With the appearance of Sunspot 981 -- a high-latitude, reversed polarity sunspot -- on Friday, January 4, experts at NASA and NOAA said that Cycle 24 is now here. "This sunspot is like the first robin of spring," said solar physicist Douglas Biesecker of the Space Weather Prediction Center, part of NOAA. "In this case, it's an early omen of solar storms that will gradually increase over the next few years."
"NASA's Hathaway, along with colleague Robert Wilson at a meeting of the American Geophysical Union in San Francisco last month, said that Solar Cycle 24 "looks like it's going to be one of the most intense cycles since record-keeping began almost 400 years ago."
NASA March 28, 2008
"Barely three months after forecasters announced the beginning of new Solar Cycle 24, old Solar Cycle 23 has returned."
NOAA & NASA June 27, 2008
"The panel expects solar minimum to occur in March, 2008. The panel expects the solar cycle to reach a peak sunspot number of 140 in October, 2011 or a peak of 90 in August, 2012."
NASA July 11, 2008
"The sun is behaving normally. So says NASA solar physicist David Hathaway."

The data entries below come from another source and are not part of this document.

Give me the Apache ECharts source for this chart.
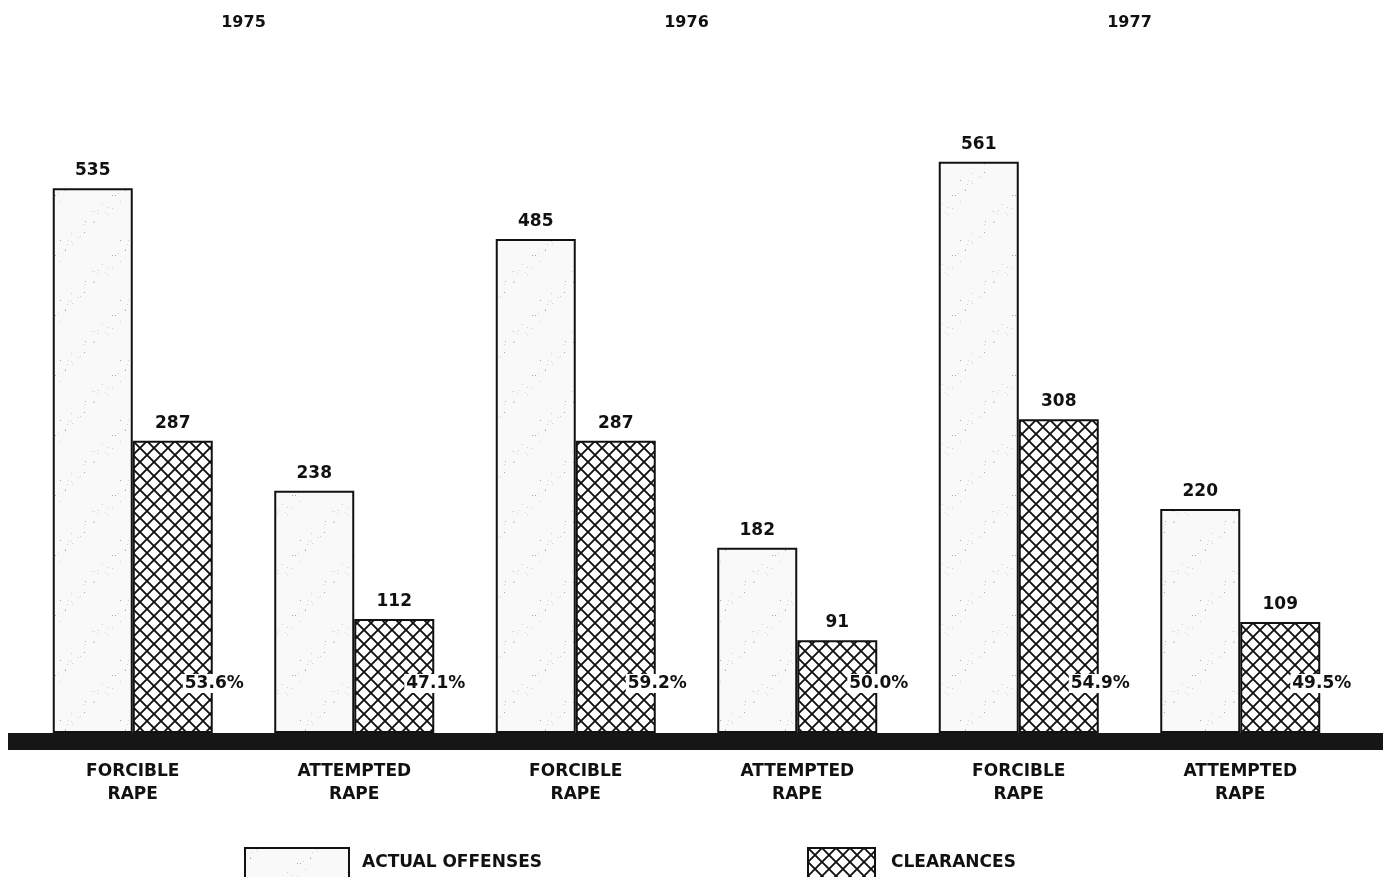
<!DOCTYPE html>
<html>
<head>
<meta charset="utf-8">
<script src="https://cdn.jsdelivr.net/npm/echarts@6/dist/echarts.min.js"></script>
<style>
html,body{margin:0;padding:0;background:#fff;}
#chart{width:1386px;height:877px;}
</style>
</head>
<body>
<div id="chart"></div>
<script>
// ---- data ----
const years = ['1975', '1976', '1977'];
const categories = ['FORCIBLE\nRAPE', 'ATTEMPTED\nRAPE', 'FORCIBLE\nRAPE', 'ATTEMPTED\nRAPE', 'FORCIBLE\nRAPE', 'ATTEMPTED\nRAPE'];
const actualOffenses = [535, 238, 485, 182, 561, 220];
const clearances = [287, 112, 287, 91, 308, 109];
const clearanceRates = ['53.6%', '47.1%', '59.2%', '50.0%', '54.9%', '49.5%'];
const seriesNames = ['ACTUAL OFFENSES', 'CLEARANCES'];

// ---- textures ----
function makeStipple() {
  const c = document.createElement('canvas');
  c.width = 60; c.height = 60;
  const ctx = c.getContext('2d');
  ctx.fillStyle = '#f9f9f9';
  ctx.fillRect(0, 0, 60, 60);
  for (let i = 0; i < 28; i++) {
    const x = (i * 37 + (i * i) % 11) % 60;
    const y = (i * 23 + (i * i * 7) % 17) % 60;
    ctx.fillStyle = (i % 4 === 0) ? '#a8a8a8' : '#d2d2d2';
    ctx.fillRect(x, y, 1, 1);
  }
  return c;
}
function makeHatch() {
  const s = 14;
  const c = document.createElement('canvas');
  c.width = s; c.height = s;
  const ctx = c.getContext('2d');
  ctx.fillStyle = '#ffffff';
  ctx.fillRect(0, 0, s, s);
  ctx.strokeStyle = '#111';
  ctx.lineWidth = 1.9;
  for (let k = -1; k <= 1; k++) {
    ctx.beginPath();
    ctx.moveTo(k * s, 0); ctx.lineTo(k * s + s, s);
    ctx.moveTo(k * s + s, 0); ctx.lineTo(k * s, s);
    ctx.stroke();
  }
  return c;
}
const stipple = { image: makeStipple(), repeat: 'repeat' };
const hatch = { image: makeHatch(), repeat: 'repeat' };

const FONT = 'DejaVu Sans';
const chart = echarts.init(document.getElementById('chart'), null, { renderer: 'canvas' });

chart.setOption({
  animation: false,
  backgroundColor: '#ffffff',
  grid: [
    { left: 22, right: 35, top: 122, bottom: 144 },
    { left: 8, right: 3, top: 122, bottom: 135.5 }
  ],
  legend: [
    {
      data: [seriesNames[0]], left: 239, top: 842, icon: 'rect',
      itemWidth: 104, itemHeight: 30, selectedMode: false,
      textStyle: { fontFamily: FONT, fontSize: 17, fontWeight: 'bold', color: '#111', padding: [0, 0, 0, 8] }
    },
    {
      data: [seriesNames[1]], left: 802, top: 842, icon: 'rect',
      itemWidth: 67, itemHeight: 30, selectedMode: false,
      textStyle: { fontFamily: FONT, fontSize: 17, fontWeight: 'bold', color: '#111', padding: [0, 0, 0, 11] }
    }
  ],
  xAxis: [
    {
      gridIndex: 0, type: 'category', data: categories,
      axisLine: { show: false }, axisTick: { show: false },
      axisLabel: { margin: 27, fontFamily: FONT, fontSize: 17, fontWeight: 'bold', lineHeight: 23, color: '#111' }
    },
    {
      gridIndex: 0, type: 'category', data: years, position: 'top',
      axisLine: { show: false }, axisTick: { show: false },
      axisLabel: { margin: 91, fontFamily: FONT, fontSize: 16, fontWeight: 'bold', color: '#111' }
    },
    {
      gridIndex: 0, type: 'category', data: categories, show: false
    },
    {
      gridIndex: 1, type: 'category', data: [''],
      axisLine: { show: true, onZero: false, lineStyle: { color: '#161616', width: 17, cap: 'butt' } },
      axisTick: { show: false }, axisLabel: { show: false }
    }
  ],
  yAxis: [
    { gridIndex: 0, type: 'value', min: 0, max: 600, show: false },
    { gridIndex: 1, type: 'value', min: 0, max: 1, show: false }
  ],
  series: [
    {
      name: seriesNames[0], type: 'bar', xAxisIndex: 0, yAxisIndex: 0,
      data: actualOffenses, barWidth: 80, barGap: '0%',
      itemStyle: { color: stipple, borderColor: '#111', borderWidth: 2 },
      label: { show: true, position: 'top', distance: 9, fontFamily: FONT, fontSize: 17, fontWeight: 'bold', color: '#111' }
    },
    {
      name: seriesNames[1], type: 'bar', xAxisIndex: 0, yAxisIndex: 0,
      data: clearances, barWidth: 80, barGap: '0%',
      itemStyle: { color: hatch, borderColor: '#111', borderWidth: 2 },
      label: { show: true, position: 'top', distance: 9, fontFamily: FONT, fontSize: 17, fontWeight: 'bold', color: '#111' }
    },
    {
      name: 'rates', type: 'bar', xAxisIndex: 2, yAxisIndex: 0,
      data: clearances, barWidth: 160, silent: true, z: 5,
      itemStyle: { color: 'rgba(0,0,0,0)', borderWidth: 0 },
      label: {
        show: true, position: 'insideBottomRight', distance: 0, offset: [33, -40],
        formatter: p => clearanceRates[p.dataIndex],
        fontFamily: FONT, fontSize: 17, fontWeight: 'bold', color: '#111',
        backgroundColor: '#ffffff', padding: [1, 2, 1, 2]
      }
    }
  ]
});
</script>
</body>
</html>
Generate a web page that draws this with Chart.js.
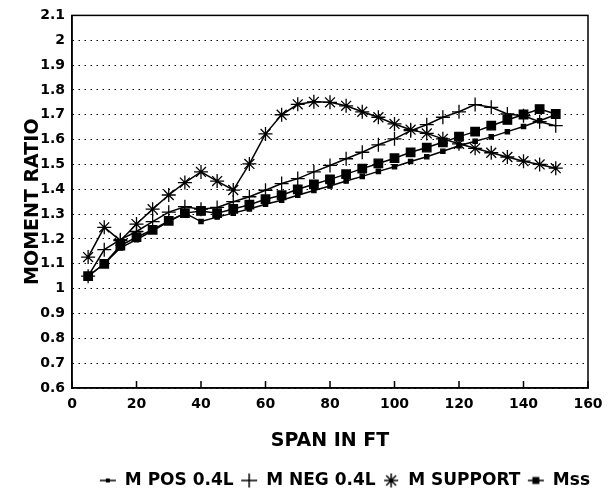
<!doctype html>
<html>
<head>
<meta charset="UTF-8">
<title>Moment Ratio</title>
<script src="https://cdn.jsdelivr.net/npm/chart.js@4.4.1/dist/chart.umd.min.js"></script>
<style>
	html, body { margin: 0; padding: 0; background: #fff; }
	#holder { width: 615px; height: 496px; }
</style>
</head>
<body>
<div id="holder">
	<canvas id="chart-area"></canvas>
</div>
<script>
	// span (ft) along the x axis
	var spans = [5, 10, 15, 20, 25, 30, 35, 40, 45, 50, 55, 60, 65, 70, 75,
		80, 85, 90, 95, 100, 105, 110, 115, 120, 125, 130, 135, 140, 145, 150];

	var posMoment = [1.05, 1.10, 1.164, 1.197, 1.233, 1.27, 1.304, 1.27, 1.288, 1.304,
		1.321, 1.34, 1.356, 1.376, 1.395, 1.413, 1.433, 1.452, 1.472, 1.491,
		1.512, 1.531, 1.553, 1.575, 1.593, 1.611, 1.632, 1.653, 1.676, 1.70];

	var negMoment = [1.05, 1.157, 1.197, 1.23, 1.27, 1.308, 1.33, 1.32, 1.327, 1.35,
		1.37, 1.396, 1.423, 1.443, 1.47, 1.496, 1.523, 1.549, 1.579, 1.603,
		1.636, 1.66, 1.69, 1.712, 1.741, 1.73, 1.703, 1.696, 1.672, 1.656];

	var supportMoment = [1.127, 1.247, 1.193, 1.26, 1.32, 1.377, 1.427, 1.47, 1.433, 1.397,
		1.502, 1.623, 1.70, 1.742, 1.752, 1.75, 1.736, 1.712, 1.69, 1.663,
		1.64, 1.625, 1.603, 1.583, 1.565, 1.547, 1.53, 1.513, 1.50, 1.485];

	var mssMoment = [1.05, 1.10, 1.173, 1.207, 1.237, 1.273, 1.304, 1.313, 1.304, 1.321,
		1.338, 1.36, 1.376, 1.40, 1.42, 1.44, 1.461, 1.483, 1.504, 1.525,
		1.549, 1.568, 1.589, 1.612, 1.632, 1.656, 1.679, 1.701, 1.723, 1.703];

	var seriesNames = ['M POS 0.4L', 'M NEG 0.4L', 'M SUPPORT', 'Mss'];
	var xTicks = [0, 20, 40, 60, 80, 100, 120, 140, 160];

	function pairs(vals) {
		return spans.map(function (s, i) { return {x: s, y: vals[i]}; });
	}

	// little legend glyphs
	function makeIcon(kind) {
		var c = document.createElement('canvas');
		c.width = 18; c.height = 16;
		var g = c.getContext('2d');
		g.strokeStyle = '#000'; g.fillStyle = '#000'; g.lineWidth = 1.5;
		var cx = 9, cy = 8;
		if (kind === 'pos' || kind === 'mss') {
			g.beginPath(); g.moveTo(1, cy); g.lineTo(17, cy); g.stroke();
			var s = kind === 'pos' ? 4 : 7;
			g.fillRect(cx - s / 2, cy - s / 2, s, s);
		} else if (kind === 'neg') {
			g.beginPath();
			g.moveTo(1, cy); g.lineTo(17, cy);
			g.moveTo(cx, 1); g.lineTo(cx, 15);
			g.stroke();
		} else {
			g.beginPath();
			for (var k = 0; k < 4; k++) {
				var a = k * Math.PI / 4;
				g.moveTo(cx - 7 * Math.cos(a), cy - 7 * Math.sin(a));
				g.lineTo(cx + 7 * Math.cos(a), cy + 7 * Math.sin(a));
			}
			g.stroke();
		}
		return c;
	}
	var icons = [makeIcon('pos'), makeIcon('neg'), makeIcon('sup'), makeIcon('mss')];

	Chart.defaults.font.family = "'DejaVu Sans', sans-serif";
	Chart.defaults.font.weight = 'bold';
	Chart.defaults.color = '#000';

	var boxPlugin = {
		id: 'box',
		afterLayout: function (chart) {
			// legend sits a bit right of the plot in the original
			chart.legend.left += 9;
			chart.legend.right += 9;
		},
		afterDatasetsDraw: function (chart) {
			var a = chart.chartArea, ctx = chart.ctx, xs = chart.scales.x;
			ctx.save();
			ctx.strokeStyle = '#000';
			ctx.lineWidth = 1.5;
			ctx.strokeRect(a.left, a.top, a.right - a.left, a.bottom - a.top);
			ctx.beginPath();
			xTicks.forEach(function (t) {
				var px = xs.getPixelForValue(t);
				ctx.moveTo(px, a.bottom);
				ctx.lineTo(px, a.bottom - 7);
			});
			ctx.stroke();
			ctx.restore();
		}
	};

	var common = {
		borderColor: '#000',
		backgroundColor: '#000',
		borderWidth: 1.5,
		pointBorderColor: '#000',
		pointBackgroundColor: '#000',
		pointBorderWidth: 1.3,
		tension: 0
	};

	var config = {
		type: 'line',
		data: {
			datasets: [
				Object.assign({label: seriesNames[0], data: pairs(posMoment), pointStyle: 'rect', pointRadius: 3}, common),
				Object.assign({label: seriesNames[1], data: pairs(negMoment), pointStyle: 'cross', pointRadius: 7}, common),
				Object.assign({label: seriesNames[2], data: pairs(supportMoment), pointStyle: 'star', pointRadius: 7, pointBorderWidth: 1.1}, common),
				Object.assign({label: seriesNames[3], data: pairs(mssMoment), pointStyle: 'rect', pointRadius: 6}, common)
			]
		},
		options: {
			responsive: true,
			maintainAspectRatio: false,
			animation: false,
			layout: {padding: {left: 0, top: 13, right: 27, bottom: -3}},
			plugins: {
				tooltip: {enabled: false},
				legend: {
					position: 'bottom',
					align: 'end',
					labels: {
						usePointStyle: true,
						boxWidth: 18,
						boxHeight: 16,
						padding: 7,
						font: {size: 17, weight: 'bold'},
						generateLabels: function (chart) {
							var items = Chart.defaults.plugins.legend.labels.generateLabels(chart);
							items.forEach(function (it, i) { it.pointStyle = icons[i]; });
							return items;
						}
					}
				}
			},
			scales: {
				x: {
					type: 'linear',
					min: 0,
					max: 160,
					ticks: {stepSize: 20, padding: 8, font: {size: 14, weight: 'bold'}},
					grid: {display: false, drawTicks: false},
					border: {color: '#000', width: 1.5},
					title: {display: true, text: 'SPAN IN FT', font: {size: 19, weight: 'bold'}, padding: {top: 0, bottom: 13}},
					afterFit: function (scale) { scale.height = 77; }
				},
				y: {
					min: 0.6,
					max: 2.1,
					ticks: {
						stepSize: 0.1,
						autoSkip: false,
						maxTicksLimit: 30,
						padding: 7,
						font: {size: 14, weight: 'bold'},
						callback: function (v) { return String(Math.round(v * 10) / 10); }
					},
					grid: {color: '#000', lineWidth: 1, drawTicks: false},
					border: {color: '#000', width: 1.5, dash: [1.5, 4.5]},
					title: {display: true, text: 'MOMENT RATIO', font: {size: 19, weight: 'bold'}, padding: {top: 22, bottom: 0}},
					afterFit: function (scale) { scale.width = 72; }
				}
			}
		},
		plugins: [boxPlugin]
	};

	var ctx = document.getElementById('chart-area').getContext('2d');
	window.myLine = new Chart(ctx, config);
</script>
</body>
</html>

"There have been some reports lately that Solar Minimum is lasting longer than it should. That's not true. The ongoing lull in sunspot number is well within historic norms for the solar cycle."
"some observers are questioning the length of the ongoing minimum, now slogging through its 3rd year."
"It does seem like it's taking a long time," allows Hathaway, "but I think we're just forgetting how long a solar minimum can last."
November 7, 2008, NASA
"After two-plus years of few sunspots, even fewer solar flares, and a generally eerie calm, the sun is finally showing signs of life. "I think solar minimum is behind us," says sunspot forecaster David Hathaway of the NASA Marshall Space Flight Center."
"From January to September, the sun produced a total of 22 sunspot groups; 82% of them belonged to old Cycle 23. October added five more; but this time 80% belonged to Cycle 24. The tables have turned. Even with its flurry of sunspots,the October sun was mostly blank, with zero sunspots on 20 of the month's 31 days."